Out of Africa
“If we are going to do anything more effective and meaningful than small scale pilots of climate services then as a sector we have to work on data standardisation and hence, interoperability”
Posted January 2019
By Prof David Wallom, Associate Professor and Associate Director – Innovation of the Oxford e-Research Centre
It’s not unusual in my line of work to come back from speaking at a data research event laden down with fresh insights, new ideas and a fistful of business cards, but even by my standards the ‘to do’ list I brought back from International Data Week in Botswana is daunting.
I am on a mission to promote the improved standardisation of data around the world.
I presented a paper ‘Using big data to better understand climate change impact using Climateprediction.net’ (David C.H. Wallom, Sarah N Sparrow & Neven Fuckar) in a session on November 6, at a side event, SciDataCon, which was chaired by Dr Mary-Jane Bopape, a Chief Scientist at the South African Weather Service.
With topics ranging from ‘Analysis of frequency and severity of droughts in Botswana’ and ‘Forest structure and ecological niche modelling’ to ‘Reducing the uncertainty of the African greenhouse gas budget’ in this session alone, it became increasingly obvious that there is a major obstacle. Many standards, particularly in climate data, are very broad and can be interpreted in many ways – all of which are actually compliant with existing standards but may not be interoperable with other implementations and this stands in the way of the progress of climate services out of academic research and into use by the public and private sectors.
One of the key things that emerged was that, in many cases where standard data is in use, there is a further need to profile the standards to cut down interpretation and, in turn, boost the potential for interoperability.
Lots of people acknowledge that this is an issue but there is very little effort going into solving it.

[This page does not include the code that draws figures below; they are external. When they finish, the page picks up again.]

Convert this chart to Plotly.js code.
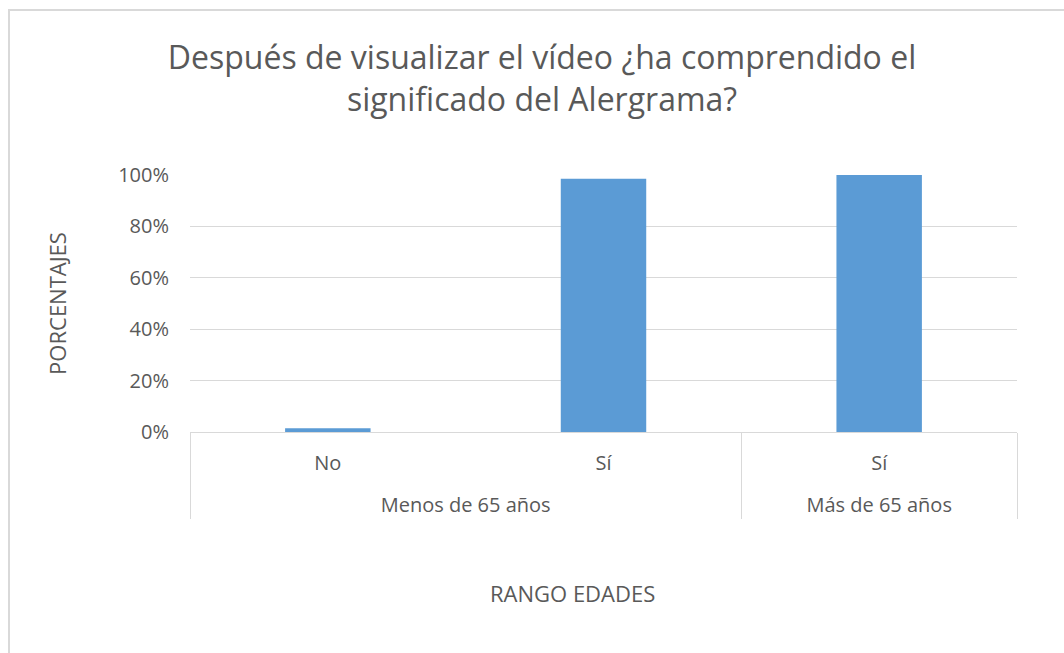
<!DOCTYPE html>
<html>
<head>
<meta charset="utf-8">
<script src="https://cdn.plot.ly/plotly-3.0.1.min.js"></script>
<style>
  html, body { margin: 0; padding: 0; background: #ffffff; overflow: hidden; }
  #wrap { position: relative; width: 1064px; height: 653px; }
  #chart { position: absolute; left: 0; top: 0; width: 1064px; height: 653px; }
  #frame { position: absolute; left: 8px; top: 9px; width: 1100px; height: 700px;
           border: 2px solid #d9d9d9; box-sizing: border-box; pointer-events: none; }
</style>
</head>
<body>
<div id="wrap">
  <div id="chart"></div>
  <div id="frame"></div>
</div>
<script>
// ---- data ----
const groups = ["Menos de 65 años", "Menos de 65 años", "Más de 65 años"];
const answers = ["No", "Sí", "Sí"];
const percentages = [0.015, 0.985, 1.0];
const yTickVals = [0, 0.2, 0.4, 0.6, 0.8, 1.0];
const titleText = "Después de visualizar el vídeo ¿ha comprendido el<br>significado del Alergrama?";
const xTitleText = "RANGO EDADES";
const yTitleText = "PORCENTAJES";

const FONT = "Open Sans, Liberation Sans, sans-serif";
const TXT = "#595959";

// group labels are pushed one line lower so they sit below the answer labels
const groupLabels = groups.map(g => "<br>" + g);

const trace = {
  type: "bar",
  x: [groupLabels, answers],
  y: percentages,
  marker: { color: "#5b9bd5" },
  hoverinfo: "none"
};

const layout = {
  width: 1064,
  height: 653,
  paper_bgcolor: "#ffffff",
  plot_bgcolor: "#ffffff",
  margin: { l: 190, r: 47, t: 175, b: 221 },
  bargap: 0.69,
  showlegend: false,
  font: { family: FONT, color: TXT, size: 20 },
  title: {
    text: titleText,
    x: 542 / 1064,
    xanchor: "center",
    xref: "container",
    y: 1 - 69 / 653,
    yanchor: "middle",
    yref: "container",
    font: { family: FONT, size: 32, color: TXT }
  },
  xaxis: {
    type: "multicategory",
    range: [-0.5, 2.5],
    showline: true,
    linecolor: "#d9d9d9",
    linewidth: 1,
    showgrid: false,
    zeroline: false,
    ticks: "",
    ticklabelstandoff: 13,
    showdividers: true,
    dividercolor: "#d9d9d9",
    dividerwidth: 1,
    tickfont: { family: FONT, size: 20, color: TXT },
    fixedrange: true
  },
  yaxis: {
    range: [0, 1],
    tickvals: yTickVals,
    tickformat: ".0%",
    showgrid: true,
    gridcolor: "#d9d9d9",
    gridwidth: 1,
    zeroline: false,
    showline: false,
    ticks: "outside",
    ticklen: 16,
    tickcolor: "rgba(0,0,0,0)",
    tickfont: { family: FONT, size: 20, color: TXT },
    title: { text: yTitleText, standoff: 45, font: { family: FONT, size: 22, color: TXT } },
    fixedrange: true
  },
  annotations: [
    {
      text: xTitleText,
      xref: "paper", yref: "paper",
      x: (572 - 190) / 827, y: (432 - 593) / 257,
      xanchor: "center", yanchor: "middle",
      showarrow: false,
      font: { family: FONT, size: 22, color: TXT }
    }
  ]
};

Plotly.newPlot("chart", [trace], layout, { staticPlot: true, displayModeBar: false });
</script>
</body>
</html>
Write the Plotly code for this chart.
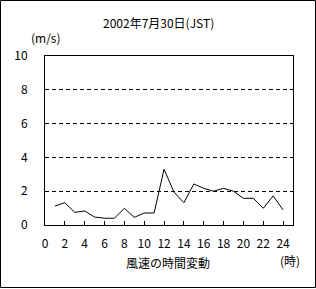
import plotly.graph_objects as go

hours = list(range(1, 25))
wind_speed = [1.12, 1.32, 0.75, 0.83, 0.47, 0.40, 0.40, 0.99, 0.45, 0.71, 0.71, 3.30,
              1.95, 1.32, 2.43, 2.17, 2.00, 2.17, 2.00, 1.58, 1.58, 0.99, 1.72, 0.89]
x_ticks = list(range(0, 25, 2))
y_ticks = list(range(0, 11, 2))

W, H = 316, 289
L, R, T, B = 45, 293, 56, 225
pw, ph = R - L, B - T

def px(p):
    return (p - L) / pw

def py(p):
    return (B - p) / ph

FONT = "Noto Sans CJK JP"

fig = go.Figure()
fig.add_trace(go.Scatter(x=hours, y=wind_speed, mode="lines",
                         line=dict(color="black", width=1), showlegend=False))

fig.update_layout(
    width=W, height=H,
    margin=dict(l=L, r=W - R, t=T, b=H - B, pad=0),
    paper_bgcolor="white", plot_bgcolor="white",
    font=dict(family=FONT, size=12, color="black"),
    xaxis=dict(range=[0, 25], tickvals=x_ticks, ticktext=[str(v) for v in x_ticks],
               ticks="inside", ticklen=4, tickcolor="black", tickwidth=1,
               showline=True, linecolor="black", linewidth=1, mirror=True,
               showgrid=False, zeroline=False, ticklabelstandoff=8,
               tickfont=dict(family=FONT, size=12)),
    yaxis=dict(range=[0, 10], tickvals=y_ticks, ticktext=[str(v) for v in y_ticks],
               ticks="", showline=True, linecolor="black", linewidth=1, mirror=True,
               showgrid=True, gridcolor="black", gridwidth=1, griddash="4px,3px",
               zeroline=False, ticklabelstandoff=14,
               tickfont=dict(family=FONT, size=12)),
)

annos = [
    ("2002年7月30日(JST)", 158, 22),
    ("(m/s)", 46, 37),
    ("風速の時間変動", 168, 262),
    ("(時)", 290, 260),
]
for text, x, y in annos:
    fig.add_annotation(text=text, x=px(x), y=py(y), xref="paper", yref="paper",
                       xanchor="center", yanchor="middle", showarrow=False,
                       font=dict(family=FONT, size=12, color="black"))

fig.add_shape(type="rect", xref="paper", yref="paper",
              x0=px(0.5), x1=px(315.5), y0=py(287.5), y1=py(0.5),
              line=dict(color="black", width=1), layer="above")

fig.write_html("out.html")
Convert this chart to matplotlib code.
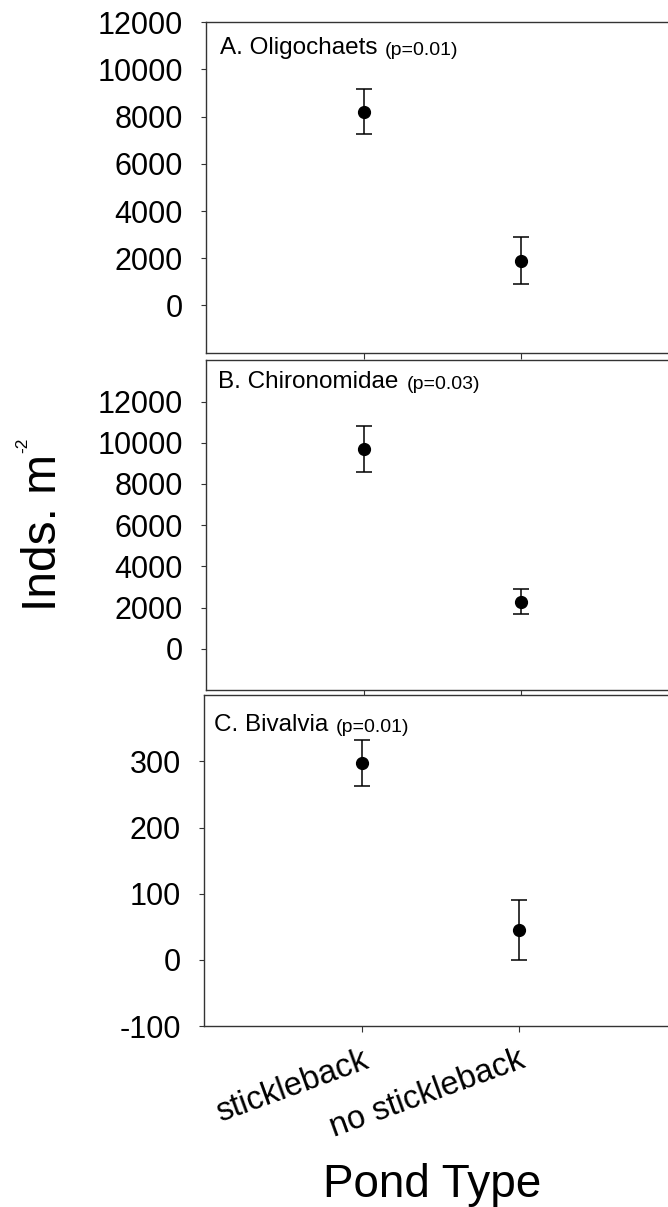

Data standardisation and interoperability
If we are going to do anything more effective and meaningful than small scale pilots of climate services then as a sector we have to work on data standardisation and hence interoperability. Only then will we enable the much-needed broadening out of climate service providers for the public sector, such as local authorities, and for the private sector so that citizens and organisations can make practical use of the climate services being developed.
An example of where benefit could be tangibly seen, atmospheric pollution came up in the context of African cities, consuming both Earth Observation and ground-based observation data, which has great potential for climate services which would be of use to both city authorities and to citizens. But to be meaningful it needs to be of a common standard.
Environmental data for climate services should always follow some kind of tightly defined profile rather than simply complying with a particular standard.
A good starting point would be identifying some example profiles of open data that are already out there and are recognised as usable by communities in Africa.
A real highlight of our session was that, other than Matt Fry of the Centre for Ecology and Hydrology and myself, every single other presenter was an African talking about a project they had developed and then run themselves.
There is a move across Europe to globalise our climate services research but this is not a question of imposing European research preconceptions. It is too common when researchers from developed counties reach out to researchers in developing countries, to assume we have a good understanding of their specific, complex needs before finding out what those exact needs really are.
A new approach to data management training
I believe we need to take a holistic approach, starting with training and this came up frequently during International Data Week: training for data management, understanding best practice in data management and best practice around software services development.
Africa – thought to be the most vulnerable continent to climate change because of the reliance of its economy on weather and climate sensitive sectors – has very specific needs, it also has its own challenges around development-style projects.
So, what is top of my ‘to do’ list?
I am changing my approach to training researchers from developing countries. Whereas workshops I held for climate services researchers in Brazil and China were hosted here at the University of Oxford’s e-Research Centre, I am now planning with Dr Bopape a workshop in Africa in 2019 – perhaps returning to Botswana, a country of inspiring beauty and contrasts and a country where the passion and ambitions of its researchers have inspired me.
Prof David Wallom is Associate Professor and Associate Director – Innovation of the Oxford e-Research Centre, where he leads two separate research groups Energy and Environmental ICT and Advanced e-infrastructure & Cloud Computing.